CUPID: Evaluating Personalized and Contextualized Alignment of LLMs from Interactions
This addresses the challenge of personalized alignment in LLMs for users in real-world interactive settings, though it is incremental as it focuses on benchmarking rather than proposing a new method.
The paper tackles the problem of LLMs failing to adapt to users' dynamic, context-dependent preferences by introducing CUPID, a benchmark of 756 human-curated interaction sessions, and finds that state-of-the-art LLMs achieve under 50% precision and 65% recall in inferring and applying these preferences.
Personalization of Large Language Models (LLMs) often assumes users hold static preferences that reflect globally in all tasks. In reality, humans hold dynamic preferences that change depending on the context. As users interact with an LLM in various contexts, they naturally reveal their contextual preferences, which a model must infer and apply in future contexts to ensure alignment.
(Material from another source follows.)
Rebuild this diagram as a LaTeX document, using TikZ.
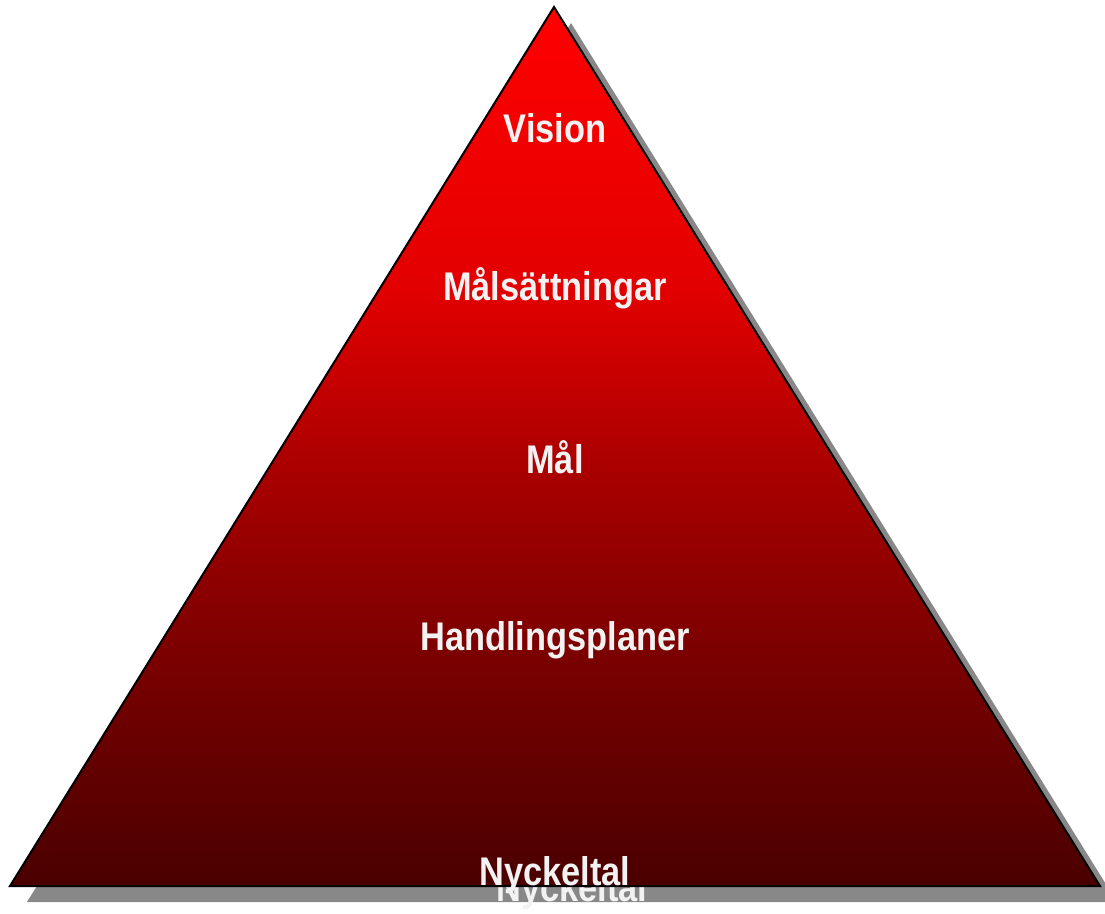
\documentclass[tikz,border=0pt]{standalone}
\usepackage{fontspec}
\newfontfamily\narrowbold[FakeStretch=0.86]{Liberation Sans Bold}
\definecolor{toptop}{RGB}{255,0,0}
\definecolor{redA}{RGB}{226,0,0}
\definecolor{redB}{RGB}{172,0,0}
\definecolor{redC}{RGB}{126,0,0}
\definecolor{botbot}{RGB}{74,0,0}
\definecolor{shadowgray}{RGB}{136,136,136}
\definecolor{txt}{RGB}{242,242,242}
\pgfdeclareverticalshading{pyramidshade}{100bp}{color(0bp)=(botbot); color(25bp)=(botbot); color(39bp)=(redC); color(49.2bp)=(redB); color(58.9bp)=(redA); color(75bp)=(toptop); color(100bp)=(toptop)}
\tikzset{
  lbl/.style={anchor=base, text=txt, font=\narrowbold\fontsize{40}{48}\selectfont, inner sep=0pt},
  shadowlbl/.style={lbl, text=txt},
}
\begin{document}
\begin{tikzpicture}[x=1pt,y=-1pt]
\useasboundingbox (0,0) rectangle (1105,913);
\begin{scope}
\clip (0,0) rectangle (1105,913);
% shadow
\coordinate (sA) at (571,23);
\coordinate (sB) at (27,902);
\coordinate (sC) at (1117,902);
\fill[shadowgray] (sA) -- (sB) -- (sC) -- cycle;
\node[shadowlbl] (shadowtxt) at (572,901) {Nyckeltal};
% main triangle
\coordinate (A) at (554,7);
\coordinate (B) at (10,886);
\coordinate (C) at (1100,886);
\shade[shading=pyramidshade] (A) -- (B) -- (C) -- cycle;
\draw[black, line width=2pt, line join=miter] (A) -- (B) -- (C) -- cycle;
\end{scope}
\node[lbl] (vision) at (555,142) {Vision};
\node[lbl] (malsatt) at (555,300) {Målsättningar};
\node[lbl] (mal) at (555,473) {Mål};
\node[lbl] (handl) at (555,650) {Handlingsplaner};
\node[lbl] (nyckel) at (555,885) {Nyckeltal};
\end{tikzpicture}
\end{document}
To assess this, we introduce CUPID, a benchmark of 756 human-curated interaction session histories between users and LLM-based chat assistants. In each interaction session, the user provides a request in a specific context and expresses their preference through multi-turn feedback. Given a new user request and prior interaction sessions, our benchmark assesses whether LLMs can infer the preference relevant to this request and generate a response that satisfies this preference. With CUPID, we evaluated 10 open and proprietary LLMs, revealing that state-of-the-art LLMs struggle to infer preferences from multi-turn interactions and fail to discern what previous context is relevant to a new request -- under 50% precision and 65% recall. Our work highlights the need to advance LLM capabilities for more contextually personalized interactions and proposes CUPID as a resource to drive these improvements.